Standard Life Aberdeen harnesses artificial intelligence to pick stocks
When human beings falter, try a machine. That seems to be the approach at Standard Life Aberdeen, which is turning to artificial intelligence to run a new investment fund that it hopes will grow into a $10 billion blockbuster.
The investment manager has announced plans for the use of machine-learning to identify which shares to buy. There will be no human input or an override function for its decisions.
Standard Life Aberdeen has teamed up with a technology institute run by Mitsubishi UFJ, the Japanese banking group, to develop the technology for the new fund, called the Aberdeen Global Artificial Intelligence Global Equity. Standard Life Aberdeen and Mitsubishi are each putting $5 million of seed capital into the project, which executives hope could become one of the biggest funds in its stable.
“We would hope that this is a $10 billion fund,” David Wickham, global head of quantitative solutions, said. The fund will be marketed to institutional and retail investors.
Other fund managers have tried to harness the investor appeal of AI by creating funds focused either on so-called Faang stocks — that of Facebook, Apple, Amazon, Netflix and the Google owner Alphabet — or on the crunching of “big data”, the ability to access and manipulate huge amounts of figures, for new money-making insights. Standard Life Aberdeen, however, believes that there is more potential in applying AI to its factor-based investing division, which runs $49 billion of client money.
Goldman Sachs and Blackrock have launched funds aimed at applying AI to big data, but Mr Wickham said that this approach was overhyped. “Our view is that big data won’t lead to big alpha.” Alpha is the extent to which individual stocks outperform share market indices.
Factor-based investing, sometimes known as “smart beta”, is based on the philosophy that over the long term certain types of stock persistently outpace others. Value stocks beat growth stocks, small companies beat big ones and companies that have done well in the recent past beat those that have not.

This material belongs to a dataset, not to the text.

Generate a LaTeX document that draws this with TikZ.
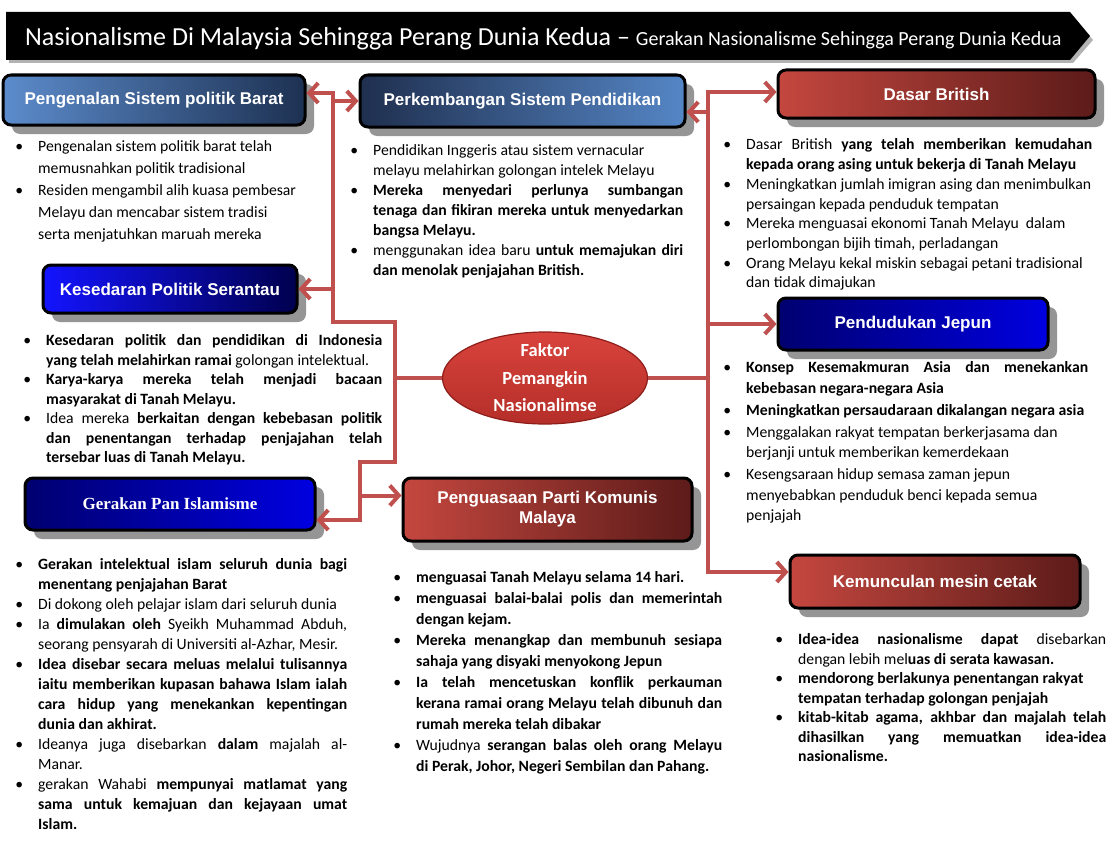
\documentclass[tikz,border=0pt]{standalone}
\usepackage{fontspec}
\setmainfont{Carlito}
\newfontfamily\boxfont{Liberation Sans}
\newfontfamily\boxserif{Liberation Serif}
\usepackage{tikz}
\usepackage{xcolor}
\usetikzlibrary{arrows.meta,positioning,calc,shapes.geometric,shadows}
\definecolor{Wire}{HTML}{C0504D}
\definecolor{RedL}{HTML}{C4473F}
\definecolor{RedR}{HTML}{5C1B19}
\definecolor{SteelL}{HTML}{5C8CCC}
\definecolor{SteelR}{HTML}{1D3152}
\definecolor{NavyL}{HTML}{1F2F4E}
\definecolor{NavyR}{HTML}{5586C6}
\definecolor{BlueL}{HTML}{1414FF}
\definecolor{BlueR}{HTML}{00004E}
\definecolor{DeepL}{HTML}{000070}
\definecolor{DeepR}{HTML}{0000E0}
\definecolor{Shade}{HTML}{8A8A8A}
\definecolor{CoreTop}{HTML}{D8433C}
\definecolor{CoreBot}{HTML}{B52E29}
\definecolor{CoreRim}{HTML}{8E1E1A}
\newenvironment{points}[2]{%
  \fontsize{15.7}{#1}\selectfont\hyphenpenalty=10000\exhyphenpenalty=10000\tolerance=9999
  \begin{list}{\textbullet}{\setlength{\leftmargin}{23pt}\setlength{\labelwidth}{8pt}%
    \setlength{\labelsep}{15pt}\setlength{\itemsep}{#2}\setlength{\parsep}{0pt}%
    \setlength{\topsep}{0pt}\setlength{\partopsep}{0pt}}}%
  {\end{list}}
\tikzset{
  topic/.style={rectangle, rounded corners=8pt, draw=black, line width=3pt, text=white,
    inner sep=0pt, align=center, font=\boxfont\bfseries\fontsize{17}{20}\selectfont,
    drop shadow={shadow xshift=9pt, shadow yshift=-9pt, fill=Shade, opacity=.9}},
  redtopic/.style={topic, left color=RedL, right color=RedR},
  steeltopic/.style={topic, left color=SteelL, right color=SteelR},
  navytopic/.style={topic, left color=NavyL, right color=NavyR},
  bluetopic/.style={topic, left color=BlueL, right color=BlueR},
  deeptopic/.style={topic, left color=DeepL, right color=DeepR},
  core/.style={ellipse, minimum width=205pt, minimum height=92pt, inner xsep=0pt, inner ysep=-4pt,
    top color=CoreTop, bottom color=CoreBot, draw=CoreRim, line width=1.2pt, text=white,
    align=center, font=\bfseries\fontsize{18.5}{27.5}\selectfont},
  pts/.style={anchor=north west, inner sep=0pt, text width=#1, align=justify},
  wire/.style={draw=Wire, line width=4pt, line cap=rect},
  link/.style={draw=Wire, line width=4pt, -{Straight Barb[length=9pt,width=20pt]}}
}

\begin{document}
\begin{tikzpicture}[x=1pt, y=-1pt]
    \useasboundingbox (0,0) rectangle (1116,859);
    \fill[white] (0,0) rectangle (1116,859);
    \fill[black!30] (9,16) -- (1073,16) -- (1093,40) -- (1073,63) -- (9,63) -- cycle;
    \fill[black] (6,12) -- (1070,12) -- (1090,36) -- (1070,60) -- (6,60) -- cycle;
    \node[anchor=base west, inner sep=0pt, text=white] (title) at (25,46)
      {\fontsize{26}{26}\selectfont Nasionalisme Di Malaysia Sehingga Perang Dunia Kedua -- \fontsize{20}{20}\selectfont Gerakan Nasionalisme Sehingga Perang Dunia Kedua};

    \node[steeltopic, minimum width=302pt, minimum height=50pt] (barat) at (154,100) {Pengenalan Sistem politik Barat};
    \node[navytopic, minimum width=325pt, minimum height=52pt] (didik) at (522.5,101) {Perkembangan Sistem Pendidikan};
    \node[redtopic, minimum width=317pt, minimum height=48pt] (dasar) at (936.5,94) {Dasar British};
    \node[bluetopic, minimum width=254pt, minimum height=48pt] (serantau) at (170,289) {Kesedaran Politik Serantau};
    \node[deeptopic, minimum width=270pt, minimum height=52pt] (jepun) at (913,324) {Pendudukan Jepun};
    \node[deeptopic, minimum width=290pt, minimum height=52pt, font=\boxserif\bfseries\fontsize{17}{20}\selectfont] (islam) at (170,504) {Gerakan Pan Islamisme};
    \node[redtopic, minimum width=289pt, minimum height=63pt] (komunis) at (547.5,509.5) {Penguasaan Parti Komunis\\Malaya};
    \node[redtopic, minimum width=290pt, minimum height=53pt] (cetak) at (935,581.5) {Kemunculan mesin cetak};
    \node[core] (faktor) at (545,378) {Faktor\\Pemangkin\\Nasionalimse};

    \node[pts=301pt, align=left] (baratpts) at (15,129) {\begin{points}{22pt}{0pt}
      \item Pengenalan sistem politik barat telah\newline memusnahkan politik tradisional
      \item Residen mengambil alih kuasa pembesar\newline Melayu dan mencabar sistem tradisi\newline serta menjatuhkan maruah mereka
    \end{points}};
    \node[pts=333pt] (didikpts) at (350,135) {\begin{points}{20pt}{0pt}
      \item Pendidikan Inggeris atau sistem vernacular\newline melayu melahirkan golongan intelek Melayu
      \item \textbf{Mereka menyedari perlunya sumbangan\linebreak tenaga dan fikiran mereka untuk menyedarkan\linebreak bangsa Melayu.}
      \item menggunakan idea baru \textbf{untuk memajukan diri\linebreak dan menolak penjajahan British.}
    \end{points}};
    \node[pts=369pt] (dasarpts) at (723,130) {\begin{points}{19.7pt}{0pt}
      \item Dasar British \textbf{yang telah memberikan kemudahan\linebreak kepada orang asing untuk bekerja di Tanah Melayu}
      \item Meningkatkan jumlah imigran asing dan menimbulkan\newline persaingan kepada penduduk tempatan
      \item Mereka menguasai ekonomi Tanah Melayu\ \ dalam\newline perlombongan bijih timah, perladangan
      \item Orang Melayu kekal miskin sebagai petani tradisional\newline dan tidak dimajukan
    \end{points}};
    \node[pts=359pt] (serantaupts) at (23,326) {\begin{points}{19.5pt}{0pt}
      \item \textbf{Kesedaran politik dan pendidikan di Indonesia\linebreak yang telah melahirkan ramai} golongan intelektual.
      \item \textbf{Karya-karya mereka telah menjadi bacaan\linebreak masyarakat di Tanah Melayu.}
      \item Idea mereka \textbf{berkaitan dengan kebebasan politik\linebreak dan penentangan terhadap penjajahan telah\linebreak tersebar luas di Tanah Melayu.}
    \end{points}};
    \node[pts=365pt] (jepunpts) at (723,352) {\begin{points}{20.5pt}{1.5pt}
      \item \textbf{Konsep Kesemakmuran Asia dan menekankan\linebreak kebebasan negara-negara Asia}
      \item \textbf{Meningkatkan persaudaraan dikalangan negara asia}
      \item Menggalakan rakyat tempatan berkerjasama dan\newline berjanji untuk memberikan kemerdekaan
      \item Kesengsaraan hidup semasa zaman jepun\newline menyebabkan penduduk benci kepada semua\newline penjajah
    \end{points}};
    \node[pts=332pt] (islampts) at (15,549) {\begin{points}{20pt}{0pt}
      \item \textbf{Gerakan intelektual islam seluruh dunia bagi\linebreak menentang penjajahan Barat}
      \item Di dokong oleh pelajar islam dari seluruh dunia
      \item Ia \textbf{dimulakan oleh} Syeikh Muhammad Abduh,\linebreak seorang pensyarah di Universiti al-Azhar, Mesir.
      \item \textbf{Idea disebar secara meluas melalui tulisannya\linebreak iaitu memberikan kupasan bahawa Islam ialah\linebreak cara hidup yang menekankan kepentingan\linebreak dunia dan akhirat.}
      \item Ideanya juga disebarkan \textbf{dalam} majalah al-\linebreak Manar.
      \item gerakan Wahabi \textbf{mempunyai matlamat yang\linebreak sama untuk kemajuan dan kejayaan umat\linebreak Islam.}
    \end{points}};
    \node[pts=329pt] (komunispts) at (393,561) {\begin{points}{21pt}{0pt}
      \item \textbf{menguasai Tanah Melayu selama 14 hari.}
      \item \textbf{menguasai balai-balai polis dan memerintah\linebreak dengan kejam.}
      \item \textbf{Mereka menangkap dan membunuh sesiapa\linebreak sahaja yang disyaki menyokong Jepun}
      \item \textbf{Ia telah mencetuskan konflik perkauman\linebreak kerana ramai orang Melayu telah dibunuh dan\linebreak rumah mereka telah dibakar}
      \item Wujudnya \textbf{serangan balas oleh orang Melayu\linebreak di Perak, Johor, Negeri Sembilan dan Pahang.}
    \end{points}};
    \node[pts=331pt] (cetakpts) at (775,625) {\begin{points}{19.5pt}{0pt}
      \item \textbf{Idea-idea nasionalisme dapat} disebarkan\linebreak dengan lebih mel\textbf{uas di serata kawasan.}
      \item \textbf{mendorong berlakunya penentangan rakyat\newline tempatan terhadap golongan penjajah}
      \item \textbf{kitab-kitab agama, akhbar dan majalah telah\linebreak dihasilkan yang memuatkan idea-idea\linebreak nasionalisme.}
    \end{points}};

    \coordinate (topL) at (333,93);
    \coordinate (jogA) at (333,322);
    \coordinate (jogB) at (395,322);
    \coordinate (jogC) at (395,462);
    \coordinate (jogD) at (360,462);
    \coordinate (lowL) at (360,520);
    \coordinate (topR) at (708,92);
    \coordinate (lowR) at (708,572);
    \coordinate (kin) at ([yshift=14pt]komunis.west);
    \coordinate (din) at ([yshift=-11pt]didik.east);
    \draw[wire] (topL) -- (jogA) -- (jogB) -- (jogC) -- (jogD) -- (lowL);
    \draw[wire] (topR) -- (lowR);
    \draw[wire, line cap=butt] (faktor.west) -- (faktor.west -| jogB);
    \draw[wire, line cap=butt] (faktor.east) -- (faktor.east -| topR);
    \draw[link] (topL) -- (topL -| barat.east);
    \draw[link] (topL |- didik.west) -- (didik.west);
    \draw[link] (topL |- serantau.east) -- (serantau.east);
    \draw[link] (kin -| lowL) -- (kin);
    \draw[link] (lowL) -- (lowL -| islam.east);
    \draw[link] (topR) -- (topR -| dasar.west);
    \draw[link] (din -| topR) -- (din);
    \draw[link] (topR |- jepun.west) -- (jepun.west);
    \draw[link] (lowR) -- (lowR -| cetak.west);
  \end{tikzpicture}
\end{document}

However, these factors fade in and out. The machine’s job is to identify patterns of the past to predict when those factors are likely to gain traction in the future, and to time investments accordingly.
Tests of the system suggested that it would outperform its benchmark, the MSCI All Country World Index, by a “punchy” 4 per cent to 6 per cent a year, Mr Wickham claimed.
Andy Haldane, chief economist at the Bank of England, predicted this week that AI and the automation of cognitive skills would have a greater impact on the economy than the first industrial revolution, when steam power transformed the country.